Call me old-fashioned, but I long for the days of goofy-ass webpages with their homespun look, embarrassing photos, and random links. The thought that we're moving into an online world where the rule will be endless columns of spew (no matter how excellently formatted) is not a very appetizing one. I know, I know, the blog is the future, man, and the rest of us dinosaurs who look to "more traditional" online content providers will soon be shown the error of our ways, and in those final hours when all the bloggers have been taken up in the Rapture and we poor fools are left to suffer The Years Of The Beast, we'll sure be sorry, won't we? Sorry, I don't buy it. The blog is a cute little gimmick, but it's 99% hype and 1% paradigm-shift.

Speaking of 99% hype, I saw Attack Of The Clones.

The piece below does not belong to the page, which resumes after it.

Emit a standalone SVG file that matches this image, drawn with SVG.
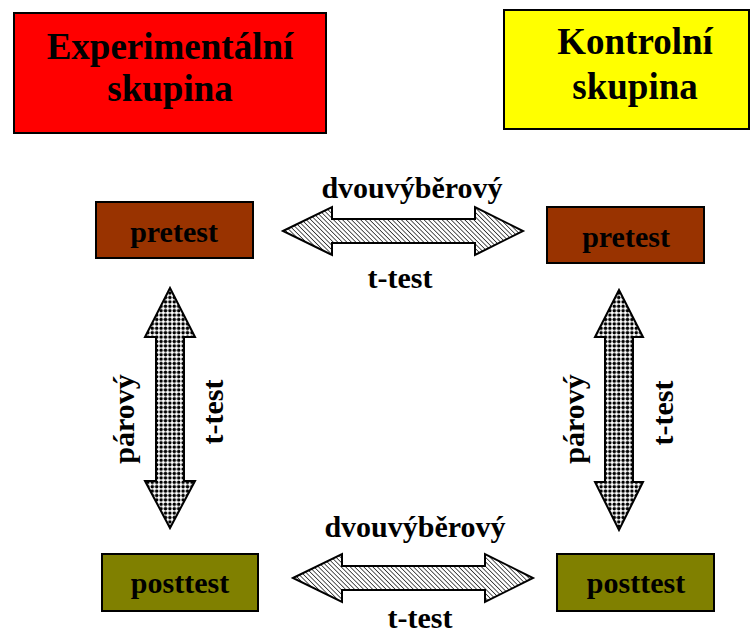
<svg xmlns="http://www.w3.org/2000/svg" width="756" height="635" viewBox="0 0 756 635">
  <defs>
    <pattern id="hatch" width="3.2" height="3.2" patternUnits="userSpaceOnUse" patternTransform="rotate(-45)">
      <rect width="3.2" height="3.2" fill="#fff"/>
      <line x1="0" y1="0" x2="0" y2="3.2" stroke="#000" stroke-width="1.3"/>
    </pattern>
    <pattern id="dots" width="4.4" height="4.4" patternUnits="userSpaceOnUse" x="0.5" y="0.5">
      <rect width="4.4" height="4.4" fill="#fff"/>
      <circle cx="2.2" cy="2.2" r="1.75" fill="#000"/>
    </pattern>
    <style>
      .box { stroke: #000; stroke-width: 2; }
      .big { font-weight: bold; font-size: 37px; fill: #000; text-anchor: middle; }
      .lbl { font-weight: bold; font-size: 30px; fill: #000; text-anchor: middle; }
      .arr { stroke: #000; stroke-width: 2; stroke-linejoin: miter; }
    </style>
  </defs>

  <g font-family="Liberation Serif, Times New Roman, serif">
  <g id="experimentalni">
    <rect class="box" x="14" y="13" width="312" height="120" fill="#FF0000"/>
    <text class="big" x="170" y="59">Experimentální</text>
    <text class="big" x="170" y="101">skupina</text>
  </g>

  <g id="kontrolni">
    <rect class="box" x="504" y="10" width="245" height="119" fill="#FFFF00"/>
    <text class="big" x="635" y="54">Kontrolní</text>
    <text class="big" x="635" y="99">skupina</text>
  </g>

  <g id="pretest-exp">
    <rect class="box" x="96" y="202" width="157" height="56" fill="#993300"/>
    <text class="lbl" x="174" y="242">pretest</text>
  </g>

  <g id="pretest-kon">
    <rect class="box" x="547" y="207" width="157" height="56" fill="#993300"/>
    <text class="lbl" x="626" y="247">pretest</text>
  </g>

  <g id="posttest-exp">
    <rect class="box" x="102" y="554" width="156" height="57" fill="#808000"/>
    <text class="lbl" x="180" y="593">posttest</text>
  </g>

  <g id="posttest-kon">
    <rect class="box" x="557" y="554" width="157" height="57" fill="#808000"/>
    <text class="lbl" x="636" y="593">posttest</text>
  </g>

  <g id="connectors">
    <path class="arr" fill="url(#hatch)" d="M283,231 L332,207 L332,219 L475,219 L475,207 L523,231 L475,255 L475,243 L332,243 L332,255 Z"/>
    <text class="lbl" x="412" y="198">dvouvýběrový</text>
    <text class="lbl" x="400" y="288">t-test</text>

    <path class="arr" fill="url(#hatch)" d="M293,578 L342,554 L342,566 L485,566 L485,554 L533,578 L485,602 L485,590 L342,590 L342,602 Z"/>
    <text class="lbl" x="415" y="537">dvouvýběrový</text>
    <text class="lbl" x="420" y="628">t-test</text>

    <path class="arr" fill="url(#dots)" d="M170,288 L195,337 L184,337 L184,481 L195,481 L170,528 L145,481 L156,481 L156,337 L145,337 Z"/>
    <text class="lbl" transform="translate(134,419) rotate(-90)">párový</text>
    <text class="lbl" transform="translate(223,412) rotate(-90)">t-test</text>

    <path class="arr" fill="url(#dots)" d="M619,290 L643,337 L633,337 L633,482 L643,482 L619,530 L595,482 L605,482 L605,337 L595,337 Z"/>
    <text class="lbl" transform="translate(584,419) rotate(-90)">párový</text>
    <text class="lbl" transform="translate(673,413) rotate(-90)">t-test</text>
  </g>
  </g>
</svg>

George Lucas has managed to pull the ultimate Jedi Mind Trick, with a final forty-five minutes so dizzyingly action-packed and exciting that you completely forget the fact that the first hour and a half was a load of garbage. Sadly, the opinions I've solicited about this film have confirmed for me what was only a suspicion before - that there has been a Great Schism between Those Who Like The New Star Wars Movies and Those Who Don't, which is clearly not going to be bridged by any future film coming out of the Skywalker Ranch. When The Phantom Menace began the retroactive abortion of our collective childhood in 1999, I as well as many others comforted myself with a few soothing mantras:

George just needs his timing back. Empire was the best of the Original Trilogy, so the next movie will be the best of the new series. Maybe he'll listen to the fans and hire someone to write his dialogue for Attack Of The Clones. Maybe I was just a cynical bastard and not in the proper "childlike" frame of mind for The Phantom Menace, and the next film will somehow recapture the magic for me if I just let go of my critical habits and approach the movie like a kid.

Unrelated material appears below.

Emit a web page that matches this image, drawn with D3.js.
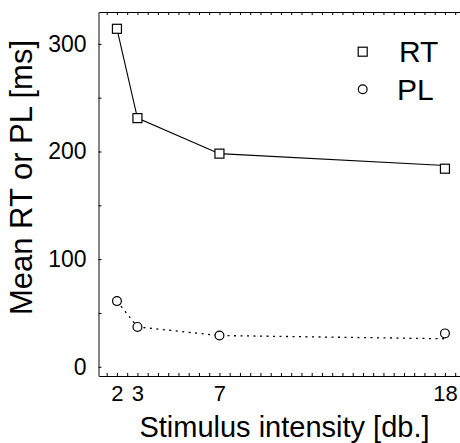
<!DOCTYPE html>
<html>
<head>
<meta charset="utf-8">
<script src="https://cdn.jsdelivr.net/npm/d3@7"></script>
<style>
  body { margin: 0; background: #fff; }
  svg { display: block; font-family: "Liberation Sans", Arial, sans-serif; }
</style>
</head>
<body>
<div id="chart"></div>
<script>
// stimulus intensities (db.)
const intensities = [2, 3, 7, 18];
// marker values (ms)
const rtMarks = [314, 231, 198, 184];
const plMarks = [61, 37, 29, 31];
// connecting lines (end points drawn slightly off the last markers in the original)
const rtLine = [314, 231, 198, 187];
const plLine = [61, 37, 29, 26];
const xTickLabels = [2, 3, 7, 18];
const yTickLabels = [0, 100, 200, 300];
const legendItems = ["RT", "PL"];

const W = 460, H = 443;
const svg = d3.select("#chart").append("svg").attr("width", W).attr("height", H);
svg.append("rect").attr("width", W).attr("height", H).attr("fill", "#fff");

// plot box, right edge runs past the image
const boxLeft = 98.5, boxTop = 12, boxBottom = 376;
const x = d3.scaleLinear().domain([1.1, 19]).range([boxLeft, boxLeft + 17.9 * 20.5]);
const y = d3.scaleLinear().domain([-8.6, 329.6]).range([boxBottom, boxTop]);

const minorX = d3.range(1.5, 19.01, 0.5);

// top axis, ticks pointing in
svg.append("g").attr("transform", `translate(0,${boxTop})`)
  .call(d3.axisTop(x).tickValues(minorX).tickSize(-3).tickSizeOuter(0).tickFormat(""))
  .call(g => g.selectAll("line,path").attr("stroke", "#000"));

// bottom axis
svg.append("g").attr("transform", `translate(0,${boxBottom})`)
  .call(d3.axisBottom(x).tickValues(minorX).tickSize(-3).tickSizeOuter(0).tickFormat(""))
  .call(g => g.selectAll("line,path").attr("stroke", "#000"));

svg.append("g").attr("transform", `translate(0,${boxBottom})`)
  .call(d3.axisBottom(x).tickValues(xTickLabels).tickSize(0).tickPadding(9))
  .call(g => g.select(".domain").remove())
  .call(g => g.selectAll("text").attr("font-size", 22).attr("font-family", null).attr("fill", "#000"));

// left axis
svg.append("g").attr("transform", `translate(${boxLeft},0)`)
  .call(d3.axisLeft(y).tickValues(d3.range(0, 301, 50)).tickSize(-3).tickSizeOuter(0).tickPadding(12)
    .tickFormat(d => yTickLabels.includes(d) ? d : ""))
  .call(g => g.select(".domain").attr("stroke", "#666").attr("stroke-width", 1.6))
  .call(g => g.selectAll(".tick line").attr("stroke", "#000"))
  .call(g => g.selectAll("text").attr("font-size", 23).attr("font-family", null).attr("fill", "#000"));

// lines
const line = d3.line().x((d, i) => x(intensities[i])).y(d => y(d));
svg.append("path").datum(rtLine).attr("d", line)
  .attr("fill", "none").attr("stroke", "#000").attr("stroke-width", 1.1);
svg.append("path").datum(plLine).attr("d", line)
  .attr("fill", "none").attr("stroke", "#000").attr("stroke-width", 1.3)
  .attr("stroke-dasharray", "2,4.5");

// markers
const s = 9;
svg.append("g").selectAll("rect").data(rtMarks).join("rect")
  .attr("x", (d, i) => x(intensities[i]) - s / 2)
  .attr("y", d => y(d) - s / 2)
  .attr("width", s).attr("height", s)
  .attr("fill", "#fff").attr("stroke", "#000").attr("stroke-width", 1.2);
svg.append("g").selectAll("circle").data(plMarks).join("circle")
  .attr("cx", (d, i) => x(intensities[i]))
  .attr("cy", d => y(d))
  .attr("r", 4.4)
  .attr("fill", "#fff").attr("stroke", "#000").attr("stroke-width", 1.2);

// legend
const lg = svg.append("g");
lg.append("rect").attr("x", 362.7 - 4.5).attr("y", 51.7 - 4.5).attr("width", 9).attr("height", 9)
  .attr("fill", "#fff").attr("stroke", "#000").attr("stroke-width", 1.2);
lg.append("circle").attr("cx", 362.7).attr("cy", 89.3).attr("r", 4.4)
  .attr("fill", "#fff").attr("stroke", "#000").attr("stroke-width", 1.2);
lg.selectAll("text").data(legendItems).join("text")
  .attr("x", (d, i) => i ? 397 : 399)
  .attr("y", (d, i) => i ? 100 : 62)
  .attr("font-size", 30).attr("fill", "#000")
  .text(d => d);

// axis titles
svg.append("text").attr("x", 284.5).attr("y", 437).attr("text-anchor", "middle")
  .attr("font-size", 29).text("Stimulus intensity [db.]");
svg.append("text").attr("transform", "translate(32,177.5) rotate(-90)")
  .attr("text-anchor", "middle").attr("font-size", 31).text("Mean RT or PL [ms]");
</script>
</body>
</html>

I was still mumbling these platitudes to myself as I munched on my popcorn and waited for the magical moment to arrive, but alas, it wasn't really worth the wait, in the end. Sure, there are some wonderful action sequences, and the battle scenes are enjoyable in and of themselves, but you don't want to walk out of a Star Wars movie thinking that there should have been more whizzes and bangs to distract you from the fact that the plot is a joke, the dialogue abominable, the acting criminally bad (George Lucas should be tried in the Hague for wasting both Samuel L. Jackson and Natalie Portman not one but two movies in the row!), and the attempts at humor so god-awful that you actually find yourself laughing at the film, not with it.

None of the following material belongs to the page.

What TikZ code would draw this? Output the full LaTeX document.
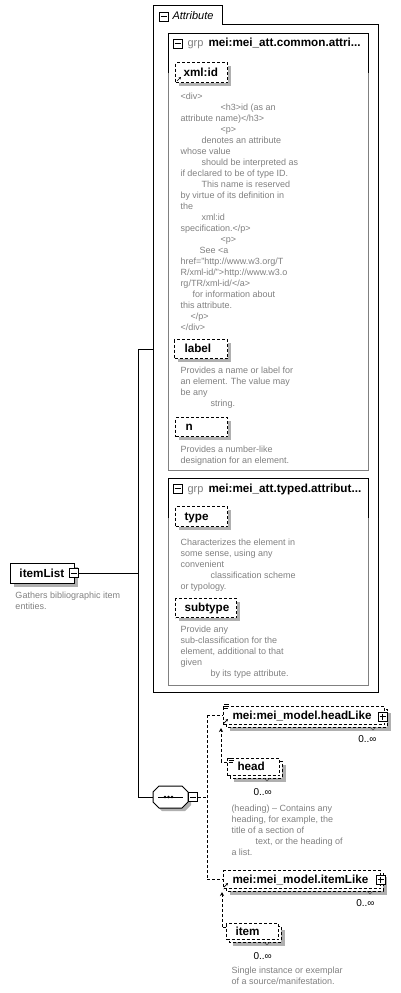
\documentclass[tikz,border=0pt]{standalone}
\usepackage{fontspec}
\setmainfont{Liberation Sans}
\usetikzlibrary{arrows.meta}
\definecolor{descgray}{RGB}{128,128,128}
\definecolor{shadegray}{RGB}{176,176,176}
\definecolor{framegray}{RGB}{128,128,128}
\newcommand\lblfont{\fontsize{11.7}{14}\bfseries\selectfont}
\newcommand\descfont{\fontsize{9}{11}\selectfont}
\newcommand\minusmark[1]{\draw[line width=1pt] ([xshift=2pt]#1.west) -- ([xshift=-2pt]#1.east);}
\newcommand\plusmark[1]{\minusmark{#1}\draw[line width=1pt] ([yshift=-2pt]#1.north) -- ([yshift=2pt]#1.south);}
\newcommand\refmark[2]{\draw[line width=0.7pt,-{Stealth[length=2.5pt,width=2.5pt]}] (#1,#2) -- (#1+4,#2-4);}
\newcommand\listmark[2]{\draw[line width=0.6pt] (#1,#2) -- (#1+5,#2) (#1,#2+2) -- (#1+5,#2+2) (#1,#2+4) -- (#1+4,#2+4);}
\newcommand\vmark[2]{\draw[line width=0.6pt,black!70] (#1-3,#2) -- (#1,#2+3) -- (#1+3,#2);}
\begin{document}
\begin{tikzpicture}[x=1pt,y=-1pt,line width=1pt,
  desc/.style={anchor=north west, inner sep=0pt, align=left, text=descgray, font=\descfont},
  ebox/.style 2 args={draw, dash pattern=on 3pt off 2pt, fill=white, inner sep=0pt, anchor=north west, font=\lblfont, text height=9pt, text depth=1.5pt, align=left, text width=#1, minimum height=#2},
  icon/.style={draw, solid, fill=white, minimum size=9pt, inner sep=0pt},
  dashcon/.style={dash pattern=on 3pt off 2pt},
  txt/.style={anchor=west, inner sep=0pt, text height=8.5pt, text depth=2pt},
  occ/.style={inner sep=0pt, font=\fontsize{10}{12}\selectfont, text height=7.5pt, text depth=0pt},
]
\useasboundingbox (0,0) rectangle (400,993);

% ---------- connector points ----------
\coordinate (j0) at (138,573);
\coordinate (attin) at (153,349);
\coordinate (j1) at (138,349);
\coordinate (j2) at (138,797);
\coordinate (vm) at (207,797);
\coordinate (v1) at (207,715);
\coordinate (v2) at (207,879);
\coordinate (ha) at (221,762);
\coordinate (hatip) at (221,728);
\coordinate (ia) at (222,927);
\coordinate (iatip) at (222,892);

% ---------- Attribute outer box ----------
\draw (153,5) -- (222,5) -- (222,24) -- (378,24) -- (378,692) -- (153,692) -- cycle;
\node[icon] (atticon) at (163.5,16.5) {};
\minusmark{atticon}
\node[txt, font=\fontsize{11}{13}\itshape\selectfont] (atttitle) at (172,16) {Attribute};

% ---------- group 1 ----------
\draw[framegray] (168,33) rectangle (368,470);
\draw (168,73) -- (168,33) -- (368,33) -- (368,73);
\node[icon] (g1icon) at (177.5,43.5) {};
\minusmark{g1icon}
\node[txt, text=descgray, font=\fontsize{11}{13}\selectfont] (g1grp) at (187,43) {grp};
\node[txt, font=\lblfont] (g1title) at (208,43) {mei:mei\_att.common.attri...};

\fill[shadegray] (179,66) rectangle (231,86);
\node[ebox={52pt}{20pt}] (xmlid) at (175,62) {\hspace*{8pt}xml:id};
\refmark{177}{81}
\node[desc] (d1) at (180,91) {\strut<div>\\
\hspace*{40pt}<h3>id (as an\\
attribute name)</h3>\\
\hspace*{40pt}<p>\\
\hspace*{21pt}denotes an attribute\\
whose value\\
\hspace*{21pt}should be interpreted as\\
if declared to be of type ID.\\
\hspace*{21pt}This name is reserved\\
by virtue of its definition in\\
the\\
\hspace*{21pt}xml:id\\
specification.</p>\\
\hspace*{40pt}<p>\\
\hspace*{19pt}See <a\\
href="http://www.w3.org/T\\
R/xml-id/">http://www.w3.o\\
rg/TR/xml-id/</a>\\
\hspace*{12pt}for information about\\
this attribute.\\
\hspace*{10pt}</p>\\
</div>};

\fill[shadegray] (178,343) rectangle (231,362);
\node[ebox={53pt}{19pt}] (label) at (174,339) {\hspace*{10pt}label};
\node[desc] (d2) at (180,365.5) {\strut Provides a name or label for\\
an element. The value may\\
be any\\
\hspace*{30pt}string.};

\fill[shadegray] (179,421) rectangle (231,440);
\node[ebox={52pt}{19pt}] (nattr) at (175,417) {\hspace*{10pt}n};
\node[desc] (d3) at (180,444.5) {\strut Provides a number-like\\
designation for an element.};

% ---------- group 2 ----------
\draw[framegray] (168,478) rectangle (368,685);
\draw (168,518) -- (168,478) -- (368,478) -- (368,518);
\node[icon] (g2icon) at (177.5,488.5) {};
\minusmark{g2icon}
\node[txt, text=descgray, font=\fontsize{11}{13}\selectfont] (g2grp) at (187,489) {grp};
\node[txt, font=\lblfont] (g2title) at (208,489) {mei:mei\_att.typed.attribut...};

\fill[shadegray] (179,510) rectangle (231,530);
\node[ebox={52pt}{20pt}] (type) at (175,506) {\hspace*{9pt}type};
\node[desc] (d4) at (180,537.5) {\strut Characterizes the element in\\
some sense, using any\\
convenient\\
\hspace*{30pt}classification scheme\\
or typology.};

\fill[shadegray] (179,602) rectangle (240,621);
\node[ebox={61pt}{19pt}] (subtype) at (175,598) {\hspace*{9pt}subtype};
\node[desc] (d5) at (180,624.5) {\strut Provide any\\
sub-classification for the\\
element, additional to that\\
given\\
\hspace*{30pt}by its type attribute.};

% ---------- itemList ----------
\fill[shadegray] (14,567) rectangle (78,587);
\node[ebox={64pt}{20pt}, solid] (itemlist) at (10,563) {\hspace*{9pt}itemList};
\node[icon] (ilicon) at (73.5,573) {};
\minusmark{ilicon}
\node[desc] (d6) at (15,590.5) {\strut Gathers bibliographic item\\
entities.};

\draw (ilicon.east) -- (j0);
\draw (attin) -- (j1) -- (j2) -- (170,797);

% ---------- sequence ----------
\fill[shadegray] (156,795) -- (162,789) -- (185,789) -- (191,795) -- (191,805) -- (185,811) -- (162,811) -- (156,805) -- cycle;
\node[minimum width=35pt, minimum height=22pt, inner sep=0pt] (seq) at (170.5,797) {};
\draw[fill=white] (153,792) -- (159,786) -- (182,786) -- (188,792) -- (188,802) -- (182,808) -- (159,808) -- (153,802) -- cycle;
\draw (158,797) -- (183,797);
\fill (165,797) circle (1.4) (168.5,797) circle (1.4) (172,797) circle (1.4);
\node[icon] (seqicon) at (193,797) {};
\minusmark{seqicon}

\draw[dashcon] (seqicon.east) -- (vm);
\draw[dashcon] (v1) -- (v2);

% ---------- headLike ----------
\fill[shadegray] (230,713) rectangle (391,731);
\draw[dashcon, fill=white] (226,709) rectangle (387,727);
\node[ebox={161pt}{18pt}] (headlike) at (223,706) {\hspace*{9pt}mei:mei\_model.headLike};
\draw[dashcon] (v1) -- (v1 -| headlike.west);
\listmark{224}{704}
\refmark{224}{723}
\node[icon] (hlplus) at (382.5,716.5) {};
\plusmark{hlplus}
\vmark{373}{727}
\node[occ, anchor=east] (hlocc) at (377,739) {0..∞};

% ---------- head ----------
\fill[shadegray] (234,765) rectangle (286,782);
\draw[dashcon, fill=white] (230,761) rectangle (282,778);
\node[ebox={52pt}{17pt}] (head) at (227,758) {\hspace*{10pt}head};
\listmark{229}{758}
\vmark{267}{778}
\node[occ, anchor=west] (headocc) at (253,792) {0..∞};
\draw[dashcon] (head.west |- ha) -- (ha);
\draw[dashcon, -{Stealth[length=4pt,width=4pt]}] (ha) -- (hatip);
\node[desc] (d7) at (231,803.5) {\strut (heading) – Contains any\\
heading, for example, the\\
title of a section of\\
\hspace*{24pt}text, or the heading of\\
a list.};

% ---------- itemLike ----------
\fill[shadegray] (230,877) rectangle (387,895);
\draw[dashcon, fill=white] (226,873) rectangle (383,891);
\node[ebox={157pt}{18pt}] (itemlike) at (223,870) {\hspace*{9pt}mei:mei\_model.itemLike};
\draw[dashcon] (v2) -- (v2 -| itemlike.west);
\refmark{224}{887}
\node[icon] (ilkplus) at (380.5,879.5) {};
\plusmark{ilkplus}
\vmark{370}{891}
\node[occ, anchor=east] (ilkocc) at (375,903) {0..∞};

% ---------- item ----------
\fill[shadegray] (233,930) rectangle (285,946);
\draw[dashcon, fill=white] (229,926) rectangle (281,942);
\node[ebox={52pt}{16pt}] (item) at (226,923) {\hspace*{9pt}item};
\vmark{267}{942}
\node[occ, anchor=west] (itemocc) at (253,956) {0..∞};
\draw[dashcon] (item.west |- ia) -- (ia);
\draw[dashcon, -{Stealth[length=4pt,width=4pt]}] (ia) -- (iatip);
\node[desc] (d8) at (231,965.5) {\strut Single instance or exemplar\\
of a source/manifestation.};
\end{tikzpicture}
\end{document}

And yet there are those out there who are lapping this stuff up, and begging for more. If it were just the so-called "fanboys", I would understand, but there are good people out there who like this movie. Intelligent people. People whose opinions on things I would otherwise respect. De gustibus non disputandum, they say, and yet I feel that's taking the easy way out on this one. It's a bad movie, and I don't think taste has anything to do with it. If this puts me on the other side of the Great Schism, well then so be it - I'll just have to remember to avoid all talk of religion, politics, and Star Wars the next time I'm having dinner with friends!

Friday, May 17, 2002

Breaking news! Six out of six fanboy reviewers "loved" Attack Of The Clones!

Wow. What are the odds?

(Going to see it tonight. Might have to have a drink or two beforehand...)

Tuesday, May 07, 2002

Just saw the new Spider Man flick, and on the way home it struck me - it seems an immutable law of the universe that whenever a super-hero is born, a super-villain must also come into existence (though not always through the actions of the super-hero). Poor Spidey can't use his newfound powers to help the little guy exclusively. No, he has to waste most of his time fighting people as enhanced as he is. I wonder if this isn't some sort of cosmological lesson, that just like tiny particles of matter can pop out of empty space as long as an equal amount of antimatter particles appear as well, super-heroes and super-villains are inextricably linked. So would that mean that if we lived in a world without heroes, we also wouldn't have any villains? But wouldn't that world just be a whole lot of nothing then? Going to have to sleep on this one.

Friday, May 03, 2002

Absent anything else meaningful to say, I thought I'd blog a review of a book I'm chewing my way through right now:

David Young, The Modern Olympics: a struggle for revival (1996)

If the figure-skating antics of Salt Lake City 2002 have still got you down, find a copy of this little gem and rekindle your Olympic fever all over again. David Young - a professor of ancient Greek by trade - has put together an extremely well-researched investigation into the origins of the modern games, particularly the emergence of parallel grass roots Olympic movements in England and Greece decades prior to 1896. By uniting contemporary Olympic scholarship with a reading knowledge of Modern Greek, Young is able to venture into sources never considered by Western scholars and then draw conclusions which turn a lot of conventional wisdom about the rebirth of the Olympic games on its head. The most cherished of the myths surrounding the modern Olympic movement is that it was the brainchild of one man alone, a Frenchman by the name of Pierre de Coubertin. Although it is clear that without Coubertin's efforts such a revival may have never taken place, Young demonstrates that he drew his inspiration from a host of predecessors who have remained mostly nameless and uncredited until only recently. Considering that the first Olympics of the modern era took place in Athens, and the next Summer games are to return to that city in 2004, The Modern Olympics is a great way to get into the spirit of things and remember why we gather every four years in the first place (and no, it's not because Coca-Cola wants us to).